→ **Work instructions**: Would you transcribe the whole listing exactly, minus its pictures?

→ **Supplied material**:
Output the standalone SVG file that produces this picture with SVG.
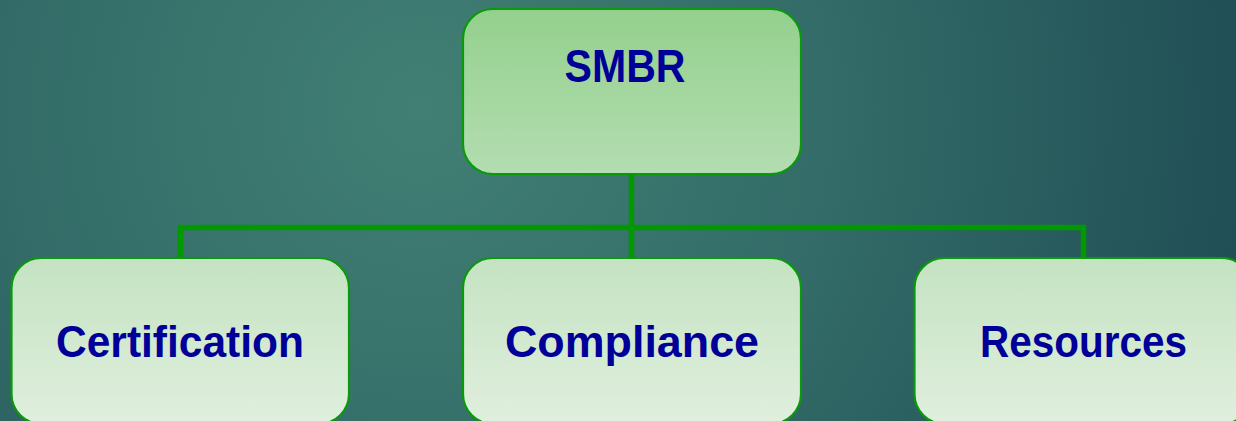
<svg xmlns="http://www.w3.org/2000/svg" width="1236" height="421" viewBox="0 0 1236 421">
<defs>
<radialGradient id="bg" cx="420" cy="110" r="900" gradientUnits="userSpaceOnUse">
<stop offset="0" stop-color="#417f74"/>
<stop offset="0.45" stop-color="#336c68"/>
<stop offset="1" stop-color="#1d4a52"/>
</radialGradient>
<linearGradient id="topFill" x1="0" y1="0" x2="0" y2="1">
<stop offset="0" stop-color="#93d08d"/>
<stop offset="1" stop-color="#b4ddb1"/>
</linearGradient>
<linearGradient id="subFill" x1="0" y1="0" x2="0" y2="1">
<stop offset="0" stop-color="#c4e3c2"/>
<stop offset="1" stop-color="#e0efde"/>
</linearGradient>
<style>
.box{stroke:#0a990a;stroke-width:2.2}
.lbl{font-family:"Liberation Sans",Arial,sans-serif;font-weight:bold;fill:#000099;text-anchor:middle}
.conn{stroke:#009900;stroke-width:5.5;fill:none;stroke-linecap:square}
</style>
</defs>
<rect x="0" y="0" width="1236" height="421" fill="url(#bg)"/>
<g id="connectors">
<path class="conn" d="M631.5 175 V227.5"/>
<path class="conn" d="M180.5 258 V227.5 H1083.5 V258"/>
<path class="conn" d="M631.5 227.5 V258"/>
</g>
<g id="smbr">
<rect class="box" x="463" y="9" width="338" height="165" rx="30" ry="30" fill="url(#topFill)"/>
<text class="lbl" x="625" y="82" font-size="47" textLength="121" lengthAdjust="spacingAndGlyphs">SMBR</text>
</g>
<g id="certification">
<rect class="box" x="11.5" y="258" width="337.5" height="166" rx="30" ry="30" fill="url(#subFill)"/>
<text class="lbl" x="180" y="357" font-size="44" textLength="248" lengthAdjust="spacingAndGlyphs">Certification</text>
</g>
<g id="compliance">
<rect class="box" x="463" y="258" width="338" height="166" rx="30" ry="30" fill="url(#subFill)"/>
<text class="lbl" x="632" y="357" font-size="44" textLength="254" lengthAdjust="spacingAndGlyphs">Compliance</text>
</g>
<g id="resources">
<rect class="box" x="914.5" y="258" width="337.5" height="166" rx="30" ry="30" fill="url(#subFill)"/>
<text class="lbl" x="1083.5" y="357" font-size="44" textLength="207" lengthAdjust="spacingAndGlyphs">Resources</text>
</g>
</svg>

→ **Result for this task**:
Output the standalone SVG file that produces this picture with SVG.
<svg xmlns="http://www.w3.org/2000/svg" width="1236" height="421" viewBox="0 0 1236 421">
<defs>
<radialGradient id="bg" cx="420" cy="110" r="900" gradientUnits="userSpaceOnUse">
<stop offset="0" stop-color="#417f74"/>
<stop offset="0.45" stop-color="#336c68"/>
<stop offset="1" stop-color="#1d4a52"/>
</radialGradient>
<linearGradient id="topFill" x1="0" y1="0" x2="0" y2="1">
<stop offset="0" stop-color="#93d08d"/>
<stop offset="1" stop-color="#b4ddb1"/>
</linearGradient>
<linearGradient id="subFill" x1="0" y1="0" x2="0" y2="1">
<stop offset="0" stop-color="#c4e3c2"/>
<stop offset="1" stop-color="#e0efde"/>
</linearGradient>
<style>
.box{stroke:#0a990a;stroke-width:2.2}
.lbl{font-family:"Liberation Sans",Arial,sans-serif;font-weight:bold;fill:#000099;text-anchor:middle}
.conn{stroke:#009900;stroke-width:5.5;fill:none;stroke-linecap:square}
</style>
</defs>
<rect x="0" y="0" width="1236" height="421" fill="url(#bg)"/>
<g id="connectors">
<path class="conn" d="M631.5 175 V227.5"/>
<path class="conn" d="M180.5 258 V227.5 H1083.5 V258"/>
<path class="conn" d="M631.5 227.5 V258"/>
</g>
<g id="smbr">
<rect class="box" x="463" y="9" width="338" height="165" rx="30" ry="30" fill="url(#topFill)"/>
<text class="lbl" x="625" y="82" font-size="47" textLength="121" lengthAdjust="spacingAndGlyphs">SMBR</text>
</g>
<g id="certification">
<rect class="box" x="11.5" y="258" width="337.5" height="166" rx="30" ry="30" fill="url(#subFill)"/>
<text class="lbl" x="180" y="357" font-size="44" textLength="248" lengthAdjust="spacingAndGlyphs">Certification</text>
</g>
<g id="compliance">
<rect class="box" x="463" y="258" width="338" height="166" rx="30" ry="30" fill="url(#subFill)"/>
<text class="lbl" x="632" y="357" font-size="44" textLength="254" lengthAdjust="spacingAndGlyphs">Compliance</text>
</g>
<g id="resources">
<rect class="box" x="914.5" y="258" width="337.5" height="166" rx="30" ry="30" fill="url(#subFill)"/>
<text class="lbl" x="1083.5" y="357" font-size="44" textLength="207" lengthAdjust="spacingAndGlyphs">Resources</text>
</g>
</svg>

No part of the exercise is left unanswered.